* _Exercise goal_
Skip all pictures. Write out the data below from its first line through the line that contains "growth = [0.0, 40.8, 12.4, 9.1, 26.5, 8.8]".

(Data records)
----------------------------------------

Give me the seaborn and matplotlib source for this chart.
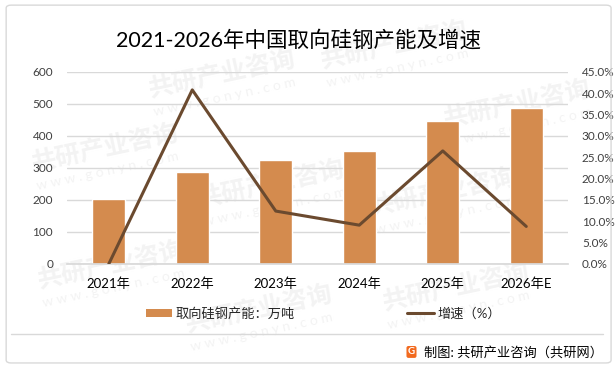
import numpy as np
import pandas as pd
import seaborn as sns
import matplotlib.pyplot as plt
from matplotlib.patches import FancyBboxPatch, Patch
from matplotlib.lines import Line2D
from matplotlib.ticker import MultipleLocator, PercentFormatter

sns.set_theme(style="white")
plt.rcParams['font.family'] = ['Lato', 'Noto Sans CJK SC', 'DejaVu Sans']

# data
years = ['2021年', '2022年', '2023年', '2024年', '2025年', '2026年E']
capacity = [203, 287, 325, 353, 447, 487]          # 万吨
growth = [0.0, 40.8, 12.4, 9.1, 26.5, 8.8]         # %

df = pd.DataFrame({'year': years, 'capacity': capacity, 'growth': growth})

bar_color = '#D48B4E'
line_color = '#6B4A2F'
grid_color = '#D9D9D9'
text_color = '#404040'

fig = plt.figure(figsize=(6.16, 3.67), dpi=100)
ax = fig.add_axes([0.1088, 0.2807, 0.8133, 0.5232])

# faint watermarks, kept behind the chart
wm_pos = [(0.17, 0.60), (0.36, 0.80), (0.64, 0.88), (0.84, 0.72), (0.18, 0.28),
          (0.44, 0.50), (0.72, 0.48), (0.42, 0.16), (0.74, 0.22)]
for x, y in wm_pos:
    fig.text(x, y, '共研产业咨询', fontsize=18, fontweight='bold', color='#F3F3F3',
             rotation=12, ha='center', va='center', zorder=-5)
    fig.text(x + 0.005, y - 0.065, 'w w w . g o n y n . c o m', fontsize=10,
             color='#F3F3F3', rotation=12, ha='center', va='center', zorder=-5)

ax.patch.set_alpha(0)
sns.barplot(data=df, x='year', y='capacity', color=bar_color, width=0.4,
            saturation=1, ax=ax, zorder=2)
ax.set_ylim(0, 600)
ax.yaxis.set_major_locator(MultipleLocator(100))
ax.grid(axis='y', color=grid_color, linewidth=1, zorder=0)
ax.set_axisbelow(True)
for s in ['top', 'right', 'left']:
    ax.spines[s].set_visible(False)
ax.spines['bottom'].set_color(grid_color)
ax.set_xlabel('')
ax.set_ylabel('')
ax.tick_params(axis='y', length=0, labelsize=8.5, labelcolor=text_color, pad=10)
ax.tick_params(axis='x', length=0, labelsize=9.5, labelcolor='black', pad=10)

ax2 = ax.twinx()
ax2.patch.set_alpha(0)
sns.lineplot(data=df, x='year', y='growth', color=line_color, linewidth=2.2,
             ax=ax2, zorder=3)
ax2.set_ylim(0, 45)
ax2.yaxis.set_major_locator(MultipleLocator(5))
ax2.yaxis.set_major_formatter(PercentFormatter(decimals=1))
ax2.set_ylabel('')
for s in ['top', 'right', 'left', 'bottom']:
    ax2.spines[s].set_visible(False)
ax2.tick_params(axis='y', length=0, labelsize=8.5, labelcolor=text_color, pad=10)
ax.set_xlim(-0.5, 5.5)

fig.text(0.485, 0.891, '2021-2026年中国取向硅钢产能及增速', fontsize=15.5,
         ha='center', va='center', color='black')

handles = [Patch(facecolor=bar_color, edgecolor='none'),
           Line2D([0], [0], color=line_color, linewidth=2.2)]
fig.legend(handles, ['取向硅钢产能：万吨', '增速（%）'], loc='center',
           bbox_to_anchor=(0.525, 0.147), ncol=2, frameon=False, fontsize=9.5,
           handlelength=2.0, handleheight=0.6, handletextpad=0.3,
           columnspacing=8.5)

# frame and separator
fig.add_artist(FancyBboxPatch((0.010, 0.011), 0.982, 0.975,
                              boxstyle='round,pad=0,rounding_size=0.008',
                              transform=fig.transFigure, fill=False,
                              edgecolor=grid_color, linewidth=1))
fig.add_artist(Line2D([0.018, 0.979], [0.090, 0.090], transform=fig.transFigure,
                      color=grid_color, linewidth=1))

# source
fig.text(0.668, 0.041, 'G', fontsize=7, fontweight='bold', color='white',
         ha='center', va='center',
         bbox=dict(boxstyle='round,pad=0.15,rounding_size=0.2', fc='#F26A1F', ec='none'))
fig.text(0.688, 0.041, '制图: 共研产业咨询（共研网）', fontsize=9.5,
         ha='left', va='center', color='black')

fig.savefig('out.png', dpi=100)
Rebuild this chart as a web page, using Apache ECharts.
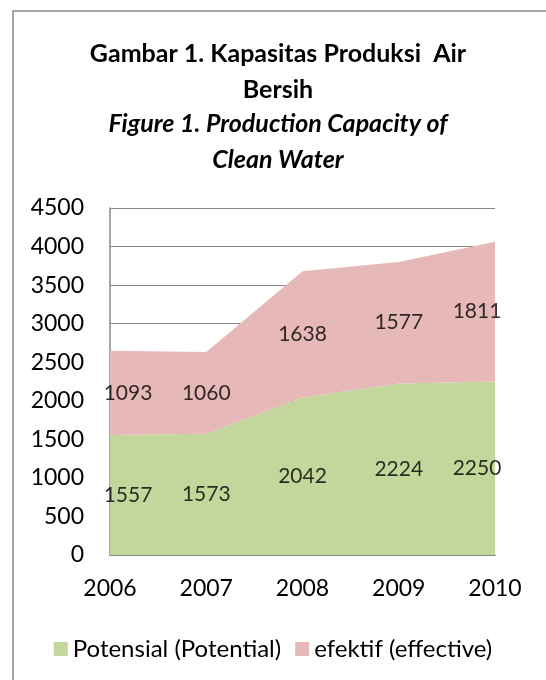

----------------------------------------

* _Problem solution_
Give me the seaborn and matplotlib source for this chart.
import numpy as np
import pandas as pd
import seaborn as sns
import matplotlib.pyplot as plt
from matplotlib.patches import FancyBboxPatch, Patch
from matplotlib.lines import Line2D
from matplotlib.ticker import MultipleLocator, PercentFormatter

sns.set_theme(style="white")
plt.rcParams['font.family'] = ['Lato', 'Noto Sans CJK SC', 'DejaVu Sans']

# data
years = ['2021年', '2022年', '2023年', '2024年', '2025年', '2026年E']
capacity = [203, 287, 325, 353, 447, 487]          # 万吨
growth = [0.0, 40.8, 12.4, 9.1, 26.5, 8.8]         # %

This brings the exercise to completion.